I saw that Pastor Nathan Eshelman had this pic as his profile pic on Facebook and it reminded me that I forgot to post this again this year. 


PuritanCovenanter said:


> Just for you alls entertainment and encouragement. This is something I usually post around this time of year. Here it is again......
> 
> 
> 
> ...


----------



## Rufus (Dec 25, 2011)

I also never want to tell my kids about Santa Clause, it's just lieing and I don't want to lie to them.


----------



## O'GodHowGreatThouArt (Dec 25, 2011)

When my parents asked me if any of the kids in my church got anything from Santa, I told them that they didn't believe in Santa because he was a cheap replacement of the living and breathing Christ reigning in heaven.
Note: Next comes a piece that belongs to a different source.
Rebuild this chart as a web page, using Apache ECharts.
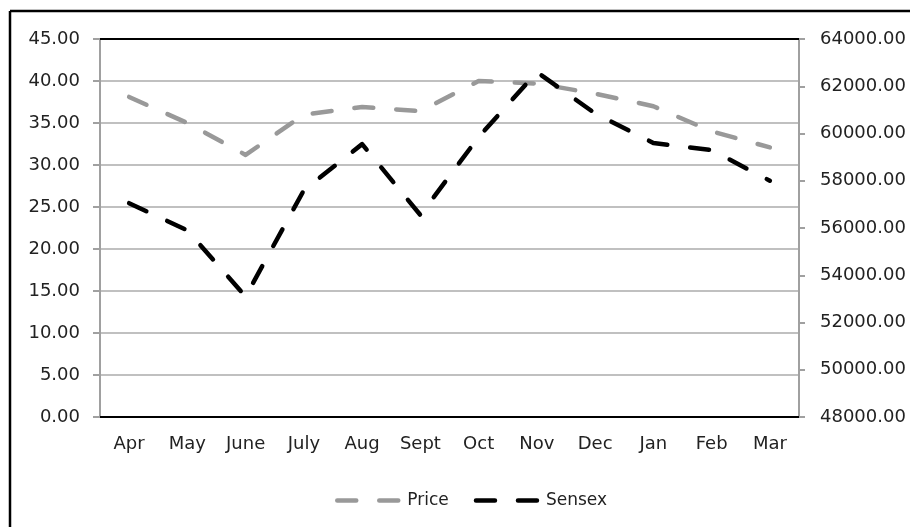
<!DOCTYPE html>
<html>
<head>
<meta charset="utf-8">
<script src="https://cdn.jsdelivr.net/npm/echarts@6/dist/echarts.min.js"></script>
<style>
  html, body { margin: 0; padding: 0; background: #fff; }
  #chart { width: 910px; height: 527px; }
</style>
</head>
<body>
<div id="chart"></div>
<script>
const months = ["Apr", "May", "June", "July", "Aug", "Sept", "Oct", "Nov", "Dec", "Jan", "Feb", "Mar"];
const price = [38.1, 35.0, 31.2, 36.0, 36.9, 36.4, 40.0, 39.7, 38.5, 37.0, 34.0, 32.1];
const sensex = [57050, 55900, 53100, 57600, 59550, 56550, 59850, 62600, 60850, 59600, 59300, 58000];

const FONT = "DejaVu Sans";
const dash = [19, 23];

const chart = echarts.init(document.getElementById("chart"));
chart.setOption({
  animation: false,
  backgroundColor: "#fff",
  textStyle: { fontFamily: FONT },
  grid: { left: 100, right: 111, top: 39, bottom: 110 },
  // frame of the original picture (left and top edge only)
  graphic: [
    { type: "line", shape: { x1: 10, y1: 11, x2: 10, y2: 527 }, style: { stroke: "#000", lineWidth: 2.5 } },
    { type: "line", shape: { x1: 10, y1: 11, x2: 910, y2: 11 }, style: { stroke: "#000", lineWidth: 2.5 } }
  ],
  legend: {
    left: 330,
    top: 487,
    itemWidth: 65,
    itemHeight: 14,
    itemGap: 25,
    itemStyle: { opacity: 0 },
    lineStyle: { width: 4.5, type: dash, cap: "round" },
    textStyle: { fontFamily: FONT, fontSize: 17, color: "#222" },
    data: ["Price", "Sensex"]
  },
  xAxis: [
    {
      type: "category",
      data: months,
      boundaryGap: true,
      axisLine: { lineStyle: { color: "#000", width: 2 } },
      axisTick: { length: 5, lineStyle: { color: "#000", width: 2 } },
      axisLabel: { color: "#222", fontSize: 18, fontFamily: FONT, margin: 18, interval: 0 }
    },
    {
      type: "category",
      position: "top",
      data: months,
      axisLine: { lineStyle: { color: "#000", width: 2 } },
      axisTick: { show: false },
      axisLabel: { show: false }
    }
  ],
  yAxis: [
    {
      type: "value",
      min: 0,
      max: 45,
      interval: 5,
      axisLine: { show: true, lineStyle: { color: "#a0a0a0", width: 2 } },
      axisTick: { show: true, length: 7, lineStyle: { color: "#a0a0a0", width: 2 } },
      splitLine: { lineStyle: { color: "#c0c0c0", width: 2 } },
      axisLabel: {
        color: "#222", fontSize: 18, fontFamily: FONT, margin: 20,
        formatter: v => v.toFixed(2)
      }
    },
    {
      type: "value",
      position: "right",
      min: 48000,
      max: 64000,
      interval: 2000,
      axisLine: { show: true, lineStyle: { color: "#a0a0a0", width: 2 } },
      axisTick: { show: true, length: 6, lineStyle: { color: "#a0a0a0", width: 2 } },
      splitLine: { show: false },
      axisLabel: {
        color: "#222", fontSize: 18, fontFamily: FONT, margin: 21,
        formatter: v => v.toFixed(2)
      }
    }
  ],
  series: [
    {
      name: "Price",
      type: "line",
      yAxisIndex: 0,
      data: price,
      symbol: "none",
      showSymbol: false,
      itemStyle: { color: "#999" },
      lineStyle: { color: "#999", width: 4.5, type: dash, cap: "round", join: "round" }
    },
    {
      name: "Sensex",
      type: "line",
      yAxisIndex: 1,
      data: sensex,
      symbol: "none",
      showSymbol: false,
      itemStyle: { color: "#000" },
      lineStyle: { color: "#000", width: 4.5, type: dash, cap: "round", join: "round" }
    }
  ]
});
</script>
</body>
</html>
You would've thought I just told them I killed someone based on how they reacted. Unlike the person who wrote the material in the quote above, there was no room for witness. They were so angry and offended at what I said that they would have none of the truths of the living Christ. To them, Christmas can't be without Santa, and to remove Santa (especially from the kids) is to completely ruin the point.


----------



## PuritanCovenanter (Dec 25, 2011)

I was fortunate. My family didn't give me any flack. It has born good fruit also. My kids are young men now. And they trust what their Dad says.


----------



## Unoriginalname (Dec 25, 2011)

that story warms my cold two sizes too small heart.


----------



## JennyG (Dec 26, 2011)

I can remember (when I was very small indeed) knowing that Santa was not responsible for the appearance of the presents on Christmas morning, but believing that in some equally miraculous way, God was. 
I've no idea where I got that from, ..but I've wondered whether it could have come from an early and only partially successful attempt of my parents to separate truth from fable in my infant mind


----------



## Zach (Dec 26, 2011)

I also don't plan on telling my kids about Santa Claus when (Lord willing) I have them. I don't want my kids to ever think that presents and Santa are why we celebrate Christmas. From a young age I hope they realize that Christmas is all about Jesus.


----------